The clean version of this story is “Kubernetes saved us by retaining a PVC.” The honest version is “we survived on luck, and luck is not an architecture.”

  • A restart can be a reinitialize. Any startup logic that picks a node role and then runs initdb or pg_basebackup --force based on what it can reach in a few seconds is one network blip away from erasing you. The failure mode you want is “refuse to start and page a human”, never “assume primary and start fresh”.
  • Never restart all the pods at once on repmgr-style HA. Simultaneous restarts are exactly what triggers the “can’t find a primary, I’ll be the primary” fallback.
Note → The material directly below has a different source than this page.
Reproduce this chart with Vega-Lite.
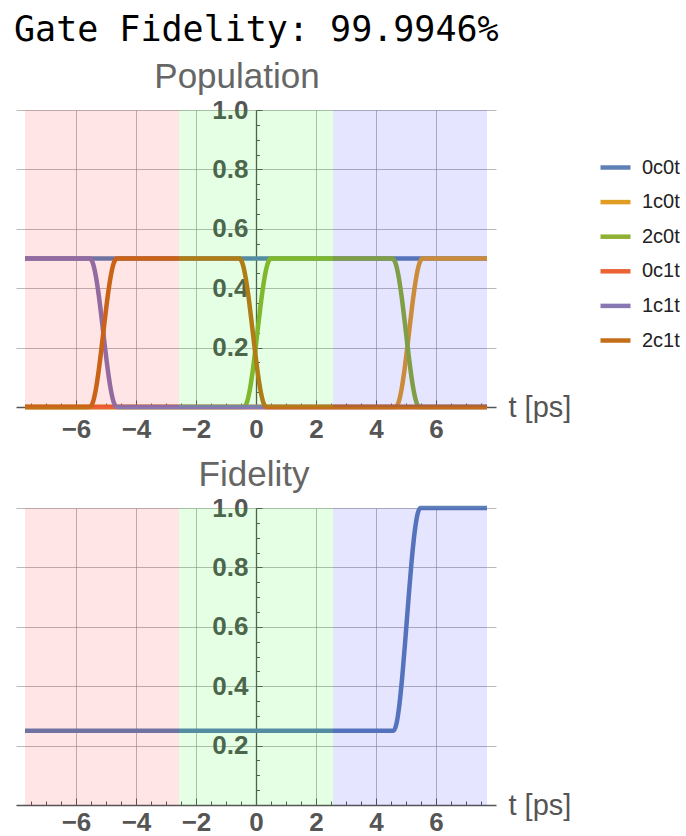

Roll one pod at a time, wait for it to rejoin and catch up, then touch the next. A kubectl rollout restart across the whole StatefulSet is how you get here.
  • Replication is not a backup. It replicates your mistakes at the speed of light. An empty primary gives you empty replicas.
  • Backups you have never restored are not backups. We had backups. We didn’t reach for them first because we hadn’t rehearsed a restore and didn’t trust the timing. The thing that saved us was an accident, not the recovery plan we were supposed to have.
  • Know where your data physically lives. Node-local volumes made this recovery hands-on but tractable. With some abstracted storage we might have had a faster path — or no path at all. Either way: knowing exactly where the bytes sit is what let us move fast under pressure.
  • persistentVolumeClaimRetentionPolicy is a real decision now. The retention that saved us is the default today, but it’s configurable. Set it on purpose. Don’t let “what happens to the data when I scale down” be something you discover during an incident.

We kept the third PVC around by accident and it brought the database back from the dead. I’d rather you keep yours around on purpose — and test the restore before you need it.


If you’re running this chart, the force-clone-on-restart behavior isn’t a secret — it’s all over the issue tracker, and it’s worth reading before it reads you: containers#52213 (standby always full-resyncs on restart), charts#20998 (restarting node ignores the new primary and assumes the role), charts#14044 (data loss on Postgres HA).